Another epigraphical source providing important information about fifth-century theatre is the Parian Marble. This monumental inscription—it is six feet, seven inches high, and two feet, three inches wide—was found on the Aegean island of Paros, hence its name. Its text is a purported history of Greece, but it focuses mainly on Athens with a clear bias toward glorifying the Athenians. Though it dates to around 275 BCE which is well after the Classical Age, many of the data cited on the Parian Marble can be corroborated elsewhere and so in general it seems fairly reliable. Because Athens was by then widely recognized as the “birthplace of theatre,” it often addresses drama, in particular, tragedy and the lives and careers of the principal playwrights who lived during the Classical Age.
Given such data, we can piece together a rough outline of the course of early fifth-century tragedy. One of the first playwrights to appear in the historical record is Choerilus, in fact, little more than a name to which but one play title has been attached (Alope). About Pratinas, another playwright of roughly the same period, all that is known is he composed both tragedies and satyr plays . Standing somewhat closer to the horizon of our knowledge, Phrynichus is mentioned in Herodotus’ Histories (6.21) for “causing too much grief” to the Athenians when he staged a tragedy entitled The Siege of Miletus. This play deserves mention if for nothing else than that it is the first Western drama for which there exists specific information about the production. For instance, its subject revolved around recent history, not myth, making it also the earliest known historical drama.

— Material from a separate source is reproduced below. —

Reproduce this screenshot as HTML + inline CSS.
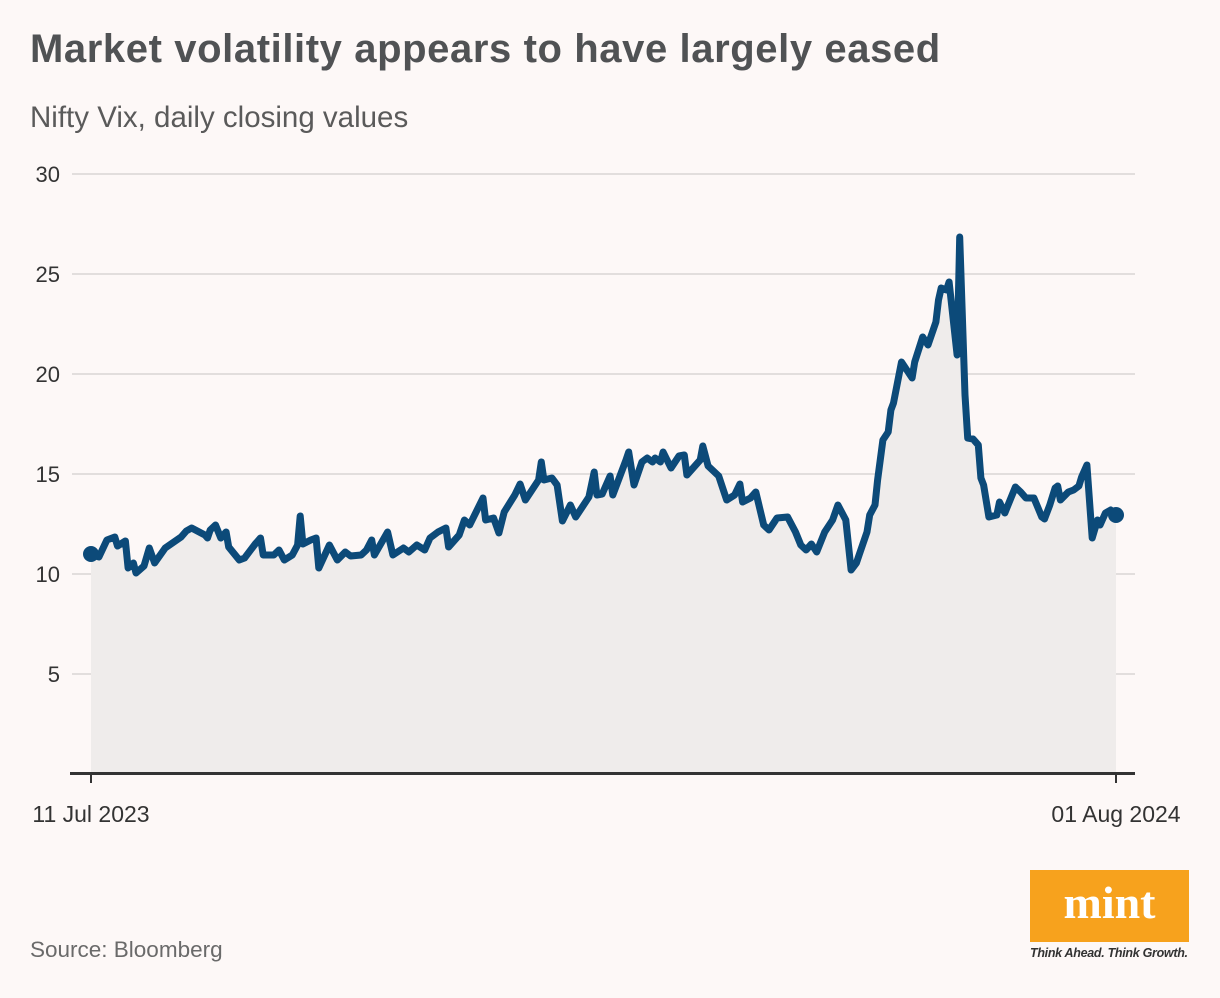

We know more about another of Phrynichus’ tragedies, The Phoenician Women, a play which was set in the distant East around the end of the Second Persian War (479 BCE). This tragedy, no doubt, focused on the sorrows of the defeated Persians but was staged, according to one source, in a remarkably modern manner. If our source can be trusted, the play opened with a servant relating to the audience the recent defeat of the Persians as he went around the stage arranging chairs for nobles at a council meeting. Two decades later, Aeschylus employed the same sort of device in Agamemnon, which also begins with a servant, in this case a Watchman, waiting for his master to return home from Troy. He, too, lays out the scene for the audience at the outset of the play.

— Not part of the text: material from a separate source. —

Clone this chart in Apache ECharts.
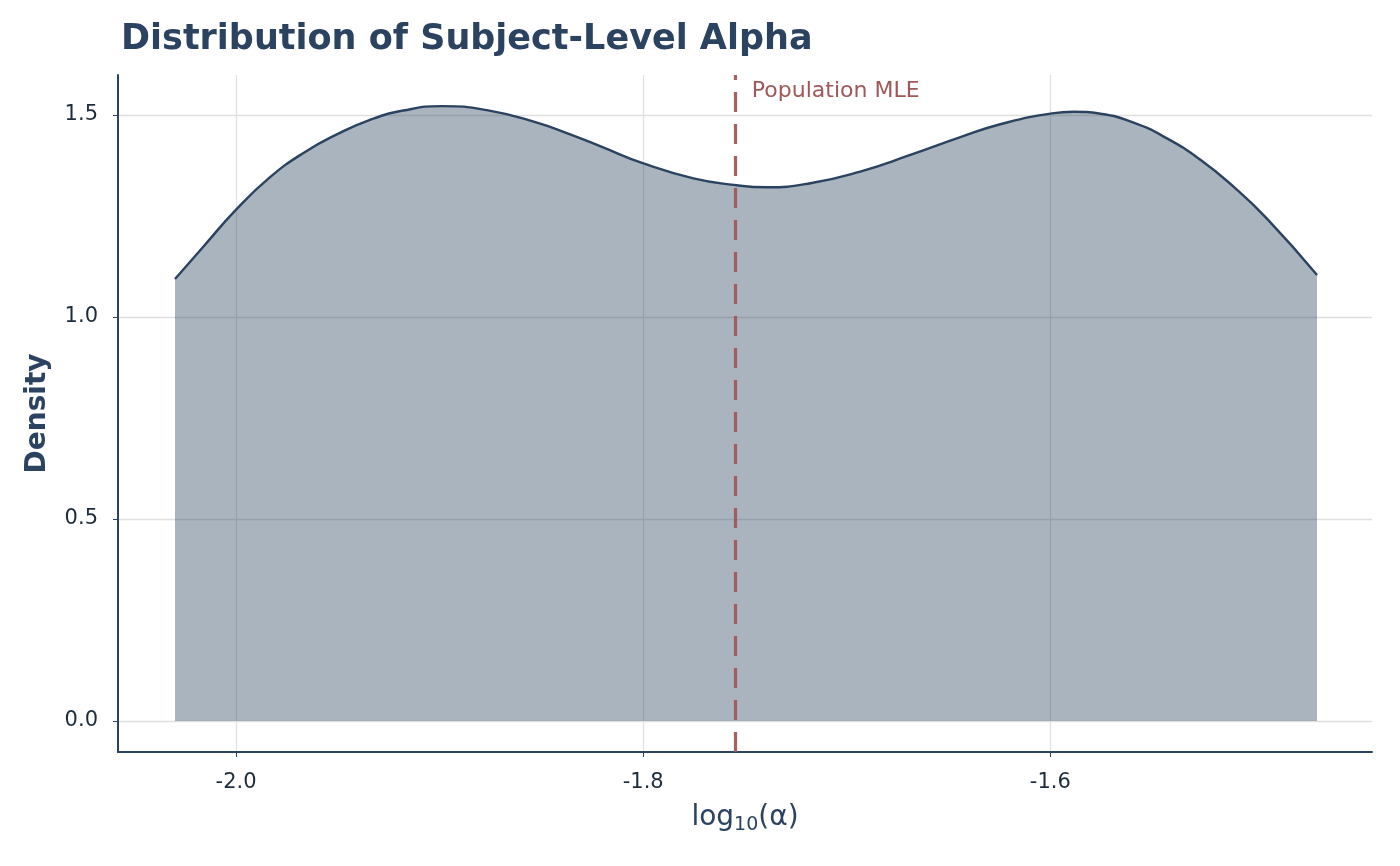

In other ways, too, Phrynichus seems to have laid the groundwork for tragedy’s rise to greatness. One source claims he was the first dramatist to introduce female characters onto the stage but, as such, that is hard to believe because tragedy had been up and going for at least two generations by Phrynichus’ day. It seems unlikely, if not impossible, for all those early tragedians to have restricted themselves to presenting only male characters in their plays. Nor is there any real reason that they should have. There would have been little pressure on male performers in ancient Greece to refrain from portraying women on stage, since, as far back in Greek poetry as Homer, poets were quoting female characters’ words in performance with no evident social repercussions. More likely, Phrynichus was the first playwright tofocus on female characters, which would in this case tie him to Euripides who was also known for creating memorable stage women.
All in all, Phrynichus was admired and imitated for at least two generations after his lifetime. But like Philip II of Macedon whose glory was also eclipsed by his successor (and son), Alexander the Great, Phrynichus’ fame was later overshadowed by the man who assumed his mantle as the pre-eminent playwright of Athens in the next generation. That man was, of course, Aeschylus.

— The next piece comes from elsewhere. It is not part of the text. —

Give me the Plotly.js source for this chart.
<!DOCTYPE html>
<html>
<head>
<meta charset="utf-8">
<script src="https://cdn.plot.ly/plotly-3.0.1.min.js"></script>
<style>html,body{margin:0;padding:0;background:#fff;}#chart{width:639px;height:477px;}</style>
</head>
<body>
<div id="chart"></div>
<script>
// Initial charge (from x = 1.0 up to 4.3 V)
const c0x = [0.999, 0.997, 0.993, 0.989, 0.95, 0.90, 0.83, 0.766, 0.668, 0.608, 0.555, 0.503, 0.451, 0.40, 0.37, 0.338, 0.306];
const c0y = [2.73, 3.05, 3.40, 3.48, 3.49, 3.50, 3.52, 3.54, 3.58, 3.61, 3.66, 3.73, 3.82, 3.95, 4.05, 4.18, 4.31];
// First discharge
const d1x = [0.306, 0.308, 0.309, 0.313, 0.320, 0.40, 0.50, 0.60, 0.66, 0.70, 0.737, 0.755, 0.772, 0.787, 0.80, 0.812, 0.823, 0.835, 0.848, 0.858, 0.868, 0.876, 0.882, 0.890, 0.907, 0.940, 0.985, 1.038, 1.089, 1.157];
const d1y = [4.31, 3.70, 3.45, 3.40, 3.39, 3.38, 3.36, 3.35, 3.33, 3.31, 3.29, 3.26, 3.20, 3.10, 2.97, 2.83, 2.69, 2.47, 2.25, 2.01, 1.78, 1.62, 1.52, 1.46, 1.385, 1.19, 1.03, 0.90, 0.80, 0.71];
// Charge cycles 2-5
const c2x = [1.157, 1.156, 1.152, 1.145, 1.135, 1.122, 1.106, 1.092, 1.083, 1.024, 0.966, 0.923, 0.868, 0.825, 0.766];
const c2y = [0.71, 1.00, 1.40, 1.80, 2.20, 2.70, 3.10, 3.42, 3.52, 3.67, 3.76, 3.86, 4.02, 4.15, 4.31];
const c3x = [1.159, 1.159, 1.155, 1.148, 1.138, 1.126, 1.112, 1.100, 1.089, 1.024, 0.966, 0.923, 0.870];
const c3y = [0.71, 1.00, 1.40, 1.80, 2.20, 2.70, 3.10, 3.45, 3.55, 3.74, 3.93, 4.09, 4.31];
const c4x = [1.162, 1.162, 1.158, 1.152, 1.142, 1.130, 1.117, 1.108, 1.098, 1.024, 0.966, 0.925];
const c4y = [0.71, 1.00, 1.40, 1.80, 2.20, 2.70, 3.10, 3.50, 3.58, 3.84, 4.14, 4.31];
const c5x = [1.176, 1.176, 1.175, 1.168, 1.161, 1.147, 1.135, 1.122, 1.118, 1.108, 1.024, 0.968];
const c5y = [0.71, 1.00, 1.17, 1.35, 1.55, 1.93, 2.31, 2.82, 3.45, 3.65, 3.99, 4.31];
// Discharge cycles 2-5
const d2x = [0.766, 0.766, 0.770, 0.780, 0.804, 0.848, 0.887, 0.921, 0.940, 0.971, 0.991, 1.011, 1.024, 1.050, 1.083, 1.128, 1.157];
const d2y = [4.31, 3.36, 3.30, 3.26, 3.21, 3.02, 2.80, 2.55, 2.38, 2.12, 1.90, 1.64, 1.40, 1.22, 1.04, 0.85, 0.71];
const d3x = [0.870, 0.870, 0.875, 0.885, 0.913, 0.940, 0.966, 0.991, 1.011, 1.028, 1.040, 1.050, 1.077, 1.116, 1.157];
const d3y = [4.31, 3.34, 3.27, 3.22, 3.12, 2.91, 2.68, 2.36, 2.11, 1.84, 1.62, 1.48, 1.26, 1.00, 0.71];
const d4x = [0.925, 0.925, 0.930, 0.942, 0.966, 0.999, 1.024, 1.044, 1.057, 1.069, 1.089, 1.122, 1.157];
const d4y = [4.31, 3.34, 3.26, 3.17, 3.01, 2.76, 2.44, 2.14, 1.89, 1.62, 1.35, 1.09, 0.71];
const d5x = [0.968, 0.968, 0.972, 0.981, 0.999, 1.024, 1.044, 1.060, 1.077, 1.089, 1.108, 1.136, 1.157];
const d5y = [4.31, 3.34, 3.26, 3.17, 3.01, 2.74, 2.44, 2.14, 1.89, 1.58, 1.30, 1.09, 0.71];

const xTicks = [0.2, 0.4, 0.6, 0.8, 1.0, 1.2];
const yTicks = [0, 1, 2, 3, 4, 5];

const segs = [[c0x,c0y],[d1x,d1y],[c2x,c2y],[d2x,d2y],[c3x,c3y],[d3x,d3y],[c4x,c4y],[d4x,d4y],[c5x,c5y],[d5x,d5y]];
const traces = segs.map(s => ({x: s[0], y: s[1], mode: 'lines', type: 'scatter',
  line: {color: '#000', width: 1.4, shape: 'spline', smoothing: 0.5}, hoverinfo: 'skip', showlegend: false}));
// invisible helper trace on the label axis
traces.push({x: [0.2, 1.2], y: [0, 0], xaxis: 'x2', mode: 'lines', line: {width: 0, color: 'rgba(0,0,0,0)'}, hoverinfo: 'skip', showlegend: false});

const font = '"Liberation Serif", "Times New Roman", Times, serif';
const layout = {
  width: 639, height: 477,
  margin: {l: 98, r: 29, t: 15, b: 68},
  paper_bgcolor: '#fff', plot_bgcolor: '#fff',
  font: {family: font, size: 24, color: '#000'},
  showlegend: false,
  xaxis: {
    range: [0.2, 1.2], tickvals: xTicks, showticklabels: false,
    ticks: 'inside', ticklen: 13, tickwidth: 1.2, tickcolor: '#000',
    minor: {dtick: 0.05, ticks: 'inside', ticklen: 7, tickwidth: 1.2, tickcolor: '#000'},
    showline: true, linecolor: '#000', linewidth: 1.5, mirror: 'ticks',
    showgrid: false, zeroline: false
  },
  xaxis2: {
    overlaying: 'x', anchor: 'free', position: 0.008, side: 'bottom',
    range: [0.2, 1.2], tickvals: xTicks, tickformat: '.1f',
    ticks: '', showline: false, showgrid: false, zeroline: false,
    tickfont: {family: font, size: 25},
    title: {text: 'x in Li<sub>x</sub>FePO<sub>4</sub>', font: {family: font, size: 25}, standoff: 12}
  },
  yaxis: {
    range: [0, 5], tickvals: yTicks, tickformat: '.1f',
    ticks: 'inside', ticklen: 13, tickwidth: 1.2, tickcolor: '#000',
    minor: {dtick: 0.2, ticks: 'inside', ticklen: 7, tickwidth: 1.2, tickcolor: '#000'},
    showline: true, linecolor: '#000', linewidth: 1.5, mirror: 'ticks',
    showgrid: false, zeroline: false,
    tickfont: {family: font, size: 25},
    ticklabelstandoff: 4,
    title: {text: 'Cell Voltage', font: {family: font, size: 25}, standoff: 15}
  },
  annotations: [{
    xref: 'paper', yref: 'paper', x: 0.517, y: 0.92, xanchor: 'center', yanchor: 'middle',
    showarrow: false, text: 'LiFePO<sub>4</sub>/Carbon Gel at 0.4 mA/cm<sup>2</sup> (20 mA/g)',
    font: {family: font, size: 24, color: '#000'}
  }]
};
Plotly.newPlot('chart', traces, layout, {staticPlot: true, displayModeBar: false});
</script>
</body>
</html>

A. Aeschylus’ Life and Career
We know much more about Aeschylus than his predecessors, due, no doubt, to his subsequent renown as both poet and dramatist. Aeschylus was born around 525/524 BCE and died in 456 BCE. Though not among the rich, he came from good Athenian stock and was apparently well-educated. As an adult, Aeschylus fought at the Battle of Marathon in the First Persian War, a detail preserved on the Parian Marble. And again, during the Second Persian War, it is likely Aeschylus, by then in his forties, rowed with the Greek navy when it defeated its Persian counterpart at the Battle of Salamis (480 BCE). His brother Cynegirus is reported to have died there. Related by historical sources of varying reliability, Aeschylus’ participation in this battle finds its best confirmation in his own Persae, a play which narrates the events that happened at sea that day and pays close attention to the sorts of details a common sailor would have noted.
Aeschylus is said to have died in Sicily, presumably on tour since the Greeks who lived there admired his work, or so some sources relate. Confirmation of this comes from the title of one of his tragedies, The Women of Etna, which appears to have been written primarily for a Sicilian viewership. If so, it constitutes one of the few specific instances that we know of classical drama being performed outside the City Dionysia in Athens during the fifth century BCE.
So beginning at least in the later part of his career and from that time on, the ancients held Aeschylus’ work in high esteem, at least to judge from the number of times he won first prize at the Dionysia—his biography says thirteen—and from the praise showered on him after his lifetime. To wit, a decree issued by the Athenians several decades after Aeschylus’ life attests to his enduring popularity throughout the Classical Age. It proclaimed that, if anyone wished to revive one of Aeschylus’ plays, the city itself would act as choregos and pay for the chorus, by far the costliest aspect of theatre production in that day.
Conversely, the Parian Marble also reports that Aeschylus’ first victory at the Dionysia came only in 484 BCE, which must have been fairly late in his career, certainly not the first time he entered the Dionysia. To judge from the number of extant play titles accredited to him—he wrote at least seventy dramas constituting a minimum of seventeen separate tetralogies (three tragedies plus a satyr play)—Aeschylus’ career almost certainly had to have begun earlier than 484 BCE. It would have been infeasible for him to enter the competition at the Dionysia often enough between 484 and his death in 456 to generate that many plays. Thus, for at least some portion of his early career he must have gone without winning at the Dionysia. In other words, his popularity was ultimately very great but probably came neither quickly nor easily.